Cette structure, en forte progression, revendique 2 100 entreprises, structures publiques ou comités sociaux économiques affiliés et 70 000 adhérents. « La question de l’organisation et de l’aménagement du temps de travail doit être une priorité, c’est même indispensable, insiste-t-il. Avant de jouer au foot, les salariés soignent des malades ou vont éteindre un feu. La pratique du sport en entreprise ne doit pas créer une contrainte, elle doit s’intégrer aux rythmes de travail. C’est bon pour tout le monde, employeur, salarié. Tout le monde y trouve son compte. D’un côté, la pratique du sport limite les risques pour la santé des salariés ; de l’autre, elle renforce l’esprit d’équipe, réduit l’absentéisme et améliore la productivité par salarié, jusqu’à 10 % », rappelle le président de la FFSE.
Ce dernier insiste par ailleurs sur la nécessité de favoriser l’accès à la pratique du sport aux femmes, « qui s’occupent le plus souvent des enfants et des tâches ménagères, et qui sont par conséquent astreintes à une deuxième journée de travail sans avoir le temps de pratiquer une activité physique en club ou en salle ensuite ».
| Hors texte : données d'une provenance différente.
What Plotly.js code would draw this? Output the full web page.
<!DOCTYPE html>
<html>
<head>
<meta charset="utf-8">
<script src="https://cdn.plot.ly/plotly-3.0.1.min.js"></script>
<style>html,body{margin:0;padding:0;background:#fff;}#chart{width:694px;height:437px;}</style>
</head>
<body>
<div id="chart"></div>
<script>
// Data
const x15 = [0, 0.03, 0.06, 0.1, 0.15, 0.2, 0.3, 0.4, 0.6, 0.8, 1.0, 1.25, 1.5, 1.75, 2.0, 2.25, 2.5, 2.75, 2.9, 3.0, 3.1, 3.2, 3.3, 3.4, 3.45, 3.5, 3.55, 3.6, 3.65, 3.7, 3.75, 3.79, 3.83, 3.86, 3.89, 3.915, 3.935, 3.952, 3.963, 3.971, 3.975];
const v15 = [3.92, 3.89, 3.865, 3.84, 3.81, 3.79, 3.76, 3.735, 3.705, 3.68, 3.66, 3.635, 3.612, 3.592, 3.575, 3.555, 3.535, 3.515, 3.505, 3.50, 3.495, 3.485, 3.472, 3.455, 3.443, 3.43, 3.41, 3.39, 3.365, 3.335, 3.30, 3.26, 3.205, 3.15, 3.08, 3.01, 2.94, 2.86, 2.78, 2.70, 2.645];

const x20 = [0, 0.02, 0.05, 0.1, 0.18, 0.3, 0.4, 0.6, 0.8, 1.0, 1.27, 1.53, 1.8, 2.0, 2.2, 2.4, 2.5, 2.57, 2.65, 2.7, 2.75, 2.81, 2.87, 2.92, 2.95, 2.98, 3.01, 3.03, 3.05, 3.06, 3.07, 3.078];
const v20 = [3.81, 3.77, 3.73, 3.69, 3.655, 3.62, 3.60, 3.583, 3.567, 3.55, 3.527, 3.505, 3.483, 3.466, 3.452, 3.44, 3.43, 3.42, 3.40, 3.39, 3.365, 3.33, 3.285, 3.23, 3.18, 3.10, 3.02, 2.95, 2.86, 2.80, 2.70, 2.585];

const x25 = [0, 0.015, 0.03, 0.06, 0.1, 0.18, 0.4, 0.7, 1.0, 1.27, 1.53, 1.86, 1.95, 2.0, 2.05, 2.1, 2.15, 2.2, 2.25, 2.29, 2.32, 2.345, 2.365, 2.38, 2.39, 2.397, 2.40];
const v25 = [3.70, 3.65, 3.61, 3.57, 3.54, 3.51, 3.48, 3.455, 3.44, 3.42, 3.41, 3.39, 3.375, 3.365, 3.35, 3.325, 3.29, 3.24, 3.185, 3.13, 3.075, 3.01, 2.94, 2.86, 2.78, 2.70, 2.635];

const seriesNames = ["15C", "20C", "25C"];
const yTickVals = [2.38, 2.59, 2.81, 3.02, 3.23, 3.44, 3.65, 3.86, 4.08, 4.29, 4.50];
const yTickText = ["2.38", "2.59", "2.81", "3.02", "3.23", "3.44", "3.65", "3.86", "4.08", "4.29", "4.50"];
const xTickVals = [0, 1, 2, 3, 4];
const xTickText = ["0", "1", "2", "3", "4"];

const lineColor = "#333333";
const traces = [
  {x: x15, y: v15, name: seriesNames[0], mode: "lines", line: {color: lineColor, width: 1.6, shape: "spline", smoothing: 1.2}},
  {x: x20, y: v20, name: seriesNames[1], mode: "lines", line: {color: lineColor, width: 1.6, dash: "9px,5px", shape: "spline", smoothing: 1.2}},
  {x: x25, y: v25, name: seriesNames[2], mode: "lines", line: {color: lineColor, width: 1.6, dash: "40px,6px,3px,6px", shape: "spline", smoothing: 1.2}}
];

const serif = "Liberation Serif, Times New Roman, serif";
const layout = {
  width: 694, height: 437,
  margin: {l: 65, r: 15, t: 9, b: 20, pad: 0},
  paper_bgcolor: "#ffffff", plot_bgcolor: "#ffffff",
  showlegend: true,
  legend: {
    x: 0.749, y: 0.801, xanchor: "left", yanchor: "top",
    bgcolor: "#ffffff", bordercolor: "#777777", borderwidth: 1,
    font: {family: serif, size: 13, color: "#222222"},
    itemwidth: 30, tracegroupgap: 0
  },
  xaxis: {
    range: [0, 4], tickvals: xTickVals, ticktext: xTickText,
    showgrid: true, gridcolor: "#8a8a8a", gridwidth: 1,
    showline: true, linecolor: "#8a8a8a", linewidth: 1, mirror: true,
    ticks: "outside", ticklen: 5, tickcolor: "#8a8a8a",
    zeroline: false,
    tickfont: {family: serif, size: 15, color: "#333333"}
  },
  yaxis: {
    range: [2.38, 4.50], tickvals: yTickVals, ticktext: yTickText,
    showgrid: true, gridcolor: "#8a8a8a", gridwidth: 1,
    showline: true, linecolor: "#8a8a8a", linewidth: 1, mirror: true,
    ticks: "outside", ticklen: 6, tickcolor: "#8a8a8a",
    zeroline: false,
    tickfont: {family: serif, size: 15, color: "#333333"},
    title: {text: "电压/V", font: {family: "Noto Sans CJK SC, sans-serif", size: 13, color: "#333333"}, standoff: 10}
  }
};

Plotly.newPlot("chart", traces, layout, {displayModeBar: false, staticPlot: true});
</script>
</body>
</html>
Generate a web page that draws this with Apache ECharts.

Activités sociales, culturelles… et sportives
Les élus du personnel ont bien évidemment un rôle à jouer pour encourager l’activité physique en entreprise. Cela peut faire l’objet d’une négociation, notamment lorsqu’est abordée la question de l’organisation ou de la qualité de vie au travail. Et les élus agissent aussi dans le cadre des activités sociales et culturelles (ASC). Une partie du budget des CSE est traditionnellement consacrée aux activités sportives. Cela passe par l’organisation de cours ou par des aides financières. La Fédération CFDT Communication, Conseil, Culture (F3C) revendique d’ailleurs que les ASC changent de nom pour devenir les ASCS : les activités sociales, culturelles et sportives. Un changement de nom symbolique pour mieux diffuser la pratique du sport en entreprise.